Nearly six months after Trump lost to Biden, rejection of the 2020 election results — dubbed the “Big Lie” by many Democrats — has increasingly become an unofficial litmus test for acceptance in the Republican Party. In January, 147 GOP lawmakers — eight senators and 139 House members — voted in support of objections to the election results, and since then, Republicans from Congress to statehouses to local party organizations have fervently embraced the falsehood.
In Washington, normally chatty senators scramble to skirt the question, and internal feuding over who is to blame for the Jan. 6 insurrection has riven the House Republican leadership, with tensions between House Minority Leader Kevin McCarthy (R-Calif.) and Rep. Liz Cheney of Wyoming, the No. 3 House Republican, spilling into public view. Sen. Lisa Murkowski (R-Alaska) is facing a Trump-aligned primary challenger in her 2022 race, inspired by her call for Trump to resign after the Jan. 6 attack and her later vote to convict him over his role in inciting the insurrection.

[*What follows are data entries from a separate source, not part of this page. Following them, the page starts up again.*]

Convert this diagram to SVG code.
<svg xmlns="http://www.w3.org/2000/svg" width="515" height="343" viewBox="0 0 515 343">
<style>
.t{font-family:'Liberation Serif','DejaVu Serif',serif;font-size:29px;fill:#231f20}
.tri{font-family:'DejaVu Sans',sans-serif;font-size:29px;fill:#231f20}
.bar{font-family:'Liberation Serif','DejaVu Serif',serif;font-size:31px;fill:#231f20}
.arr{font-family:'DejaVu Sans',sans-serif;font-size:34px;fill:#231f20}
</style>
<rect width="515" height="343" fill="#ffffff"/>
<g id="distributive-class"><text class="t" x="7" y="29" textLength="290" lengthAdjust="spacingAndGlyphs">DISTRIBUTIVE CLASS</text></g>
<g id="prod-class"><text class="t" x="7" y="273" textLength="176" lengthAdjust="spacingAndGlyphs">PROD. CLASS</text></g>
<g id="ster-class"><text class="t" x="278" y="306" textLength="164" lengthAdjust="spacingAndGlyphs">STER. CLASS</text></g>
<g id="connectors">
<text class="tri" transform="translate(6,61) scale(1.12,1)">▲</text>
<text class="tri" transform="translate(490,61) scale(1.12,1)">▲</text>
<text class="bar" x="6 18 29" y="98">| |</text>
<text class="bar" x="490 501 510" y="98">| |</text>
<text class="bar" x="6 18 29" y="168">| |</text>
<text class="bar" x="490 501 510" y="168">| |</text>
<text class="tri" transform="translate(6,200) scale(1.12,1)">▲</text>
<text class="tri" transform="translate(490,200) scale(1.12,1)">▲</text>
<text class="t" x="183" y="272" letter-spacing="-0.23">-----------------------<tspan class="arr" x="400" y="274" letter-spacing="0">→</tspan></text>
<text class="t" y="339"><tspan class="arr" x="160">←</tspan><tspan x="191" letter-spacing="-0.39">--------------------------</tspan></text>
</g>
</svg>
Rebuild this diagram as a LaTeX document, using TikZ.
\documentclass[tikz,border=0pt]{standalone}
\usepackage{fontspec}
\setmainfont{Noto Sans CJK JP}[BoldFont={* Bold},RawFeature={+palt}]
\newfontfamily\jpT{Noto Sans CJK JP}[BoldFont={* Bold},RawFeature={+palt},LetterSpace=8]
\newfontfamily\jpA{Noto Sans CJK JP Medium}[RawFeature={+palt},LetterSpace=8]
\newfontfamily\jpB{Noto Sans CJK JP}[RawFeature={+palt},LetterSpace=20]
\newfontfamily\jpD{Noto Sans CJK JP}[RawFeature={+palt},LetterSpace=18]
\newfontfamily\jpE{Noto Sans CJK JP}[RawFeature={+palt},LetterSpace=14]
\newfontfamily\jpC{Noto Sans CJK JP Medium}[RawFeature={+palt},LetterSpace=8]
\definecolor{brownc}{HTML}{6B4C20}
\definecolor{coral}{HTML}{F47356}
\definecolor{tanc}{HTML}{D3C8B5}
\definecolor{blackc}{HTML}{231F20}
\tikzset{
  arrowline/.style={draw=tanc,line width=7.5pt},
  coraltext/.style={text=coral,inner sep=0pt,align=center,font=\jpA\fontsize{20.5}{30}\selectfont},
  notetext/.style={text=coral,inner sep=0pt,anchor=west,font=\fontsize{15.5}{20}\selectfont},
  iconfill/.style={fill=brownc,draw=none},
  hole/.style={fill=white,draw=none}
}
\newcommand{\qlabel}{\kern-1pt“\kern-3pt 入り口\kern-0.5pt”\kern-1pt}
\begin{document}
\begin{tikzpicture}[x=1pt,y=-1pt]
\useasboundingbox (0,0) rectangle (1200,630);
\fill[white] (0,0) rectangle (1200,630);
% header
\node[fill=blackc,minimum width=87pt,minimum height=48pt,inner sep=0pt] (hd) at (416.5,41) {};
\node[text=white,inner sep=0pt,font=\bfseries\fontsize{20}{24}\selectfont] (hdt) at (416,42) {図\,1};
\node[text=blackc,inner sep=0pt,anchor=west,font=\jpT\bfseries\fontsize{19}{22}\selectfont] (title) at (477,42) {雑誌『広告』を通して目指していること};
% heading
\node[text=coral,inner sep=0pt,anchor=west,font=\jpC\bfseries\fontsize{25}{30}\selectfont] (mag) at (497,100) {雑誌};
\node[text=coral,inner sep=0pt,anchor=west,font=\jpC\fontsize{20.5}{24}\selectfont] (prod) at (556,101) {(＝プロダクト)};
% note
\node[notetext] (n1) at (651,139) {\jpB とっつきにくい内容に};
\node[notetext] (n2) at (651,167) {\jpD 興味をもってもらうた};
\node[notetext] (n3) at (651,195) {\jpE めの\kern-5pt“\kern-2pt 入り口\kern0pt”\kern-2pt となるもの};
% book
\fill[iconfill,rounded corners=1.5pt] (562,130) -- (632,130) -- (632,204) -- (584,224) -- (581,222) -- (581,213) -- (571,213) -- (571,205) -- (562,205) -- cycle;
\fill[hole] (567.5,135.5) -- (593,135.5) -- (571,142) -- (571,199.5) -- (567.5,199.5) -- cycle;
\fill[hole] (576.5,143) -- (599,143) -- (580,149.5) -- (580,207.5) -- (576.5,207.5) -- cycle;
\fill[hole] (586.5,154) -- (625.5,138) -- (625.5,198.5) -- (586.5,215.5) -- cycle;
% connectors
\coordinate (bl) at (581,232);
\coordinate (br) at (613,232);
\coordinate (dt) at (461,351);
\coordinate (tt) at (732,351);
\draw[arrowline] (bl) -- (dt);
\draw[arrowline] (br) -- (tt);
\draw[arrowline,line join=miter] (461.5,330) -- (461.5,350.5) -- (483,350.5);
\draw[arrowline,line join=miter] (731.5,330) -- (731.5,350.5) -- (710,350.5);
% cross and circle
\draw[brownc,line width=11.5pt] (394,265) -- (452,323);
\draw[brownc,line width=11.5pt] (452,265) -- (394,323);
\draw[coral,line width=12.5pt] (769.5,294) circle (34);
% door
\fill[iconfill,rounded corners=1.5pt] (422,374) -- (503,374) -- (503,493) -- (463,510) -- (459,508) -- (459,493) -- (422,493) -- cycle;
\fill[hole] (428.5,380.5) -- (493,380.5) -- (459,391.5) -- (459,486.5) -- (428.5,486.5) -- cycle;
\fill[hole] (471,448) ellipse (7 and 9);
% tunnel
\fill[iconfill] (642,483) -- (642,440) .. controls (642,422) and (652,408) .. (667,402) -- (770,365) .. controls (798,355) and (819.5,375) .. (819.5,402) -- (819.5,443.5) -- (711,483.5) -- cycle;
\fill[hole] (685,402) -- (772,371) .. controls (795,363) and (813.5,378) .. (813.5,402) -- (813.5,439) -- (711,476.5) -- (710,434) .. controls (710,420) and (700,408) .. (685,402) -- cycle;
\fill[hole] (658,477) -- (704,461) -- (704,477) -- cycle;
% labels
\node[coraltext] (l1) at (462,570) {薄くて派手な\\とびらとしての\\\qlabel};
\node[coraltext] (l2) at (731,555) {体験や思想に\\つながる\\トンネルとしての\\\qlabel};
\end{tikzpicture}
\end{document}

Local officials, too, are facing censure and threats — in states from Iowa to Michigan to Missouri — for publicly accepting the election results. And in Arizona’s largest county, a hand recount of 2.1 million votes cast in November is underway by Republicans who dispute the results, in yet another effort to overturn the results of the November contest.
The issue also could reverberate through the 2022 midterms and the 2024 election, with Trump already slamming Republicans who did not resist the election results. For Republicans, fealty to the falsehood could pull the party further to the right during the primaries, providing challenges during the general election when wooing more moderate voters is crucial. And for Democrats, the continued existence of the claim threatens to undermine Biden’s agenda.
The longer this goes on, the more another deadly insurrectionist terrorist attack -- or worse -- becomes likely, if not inevitable.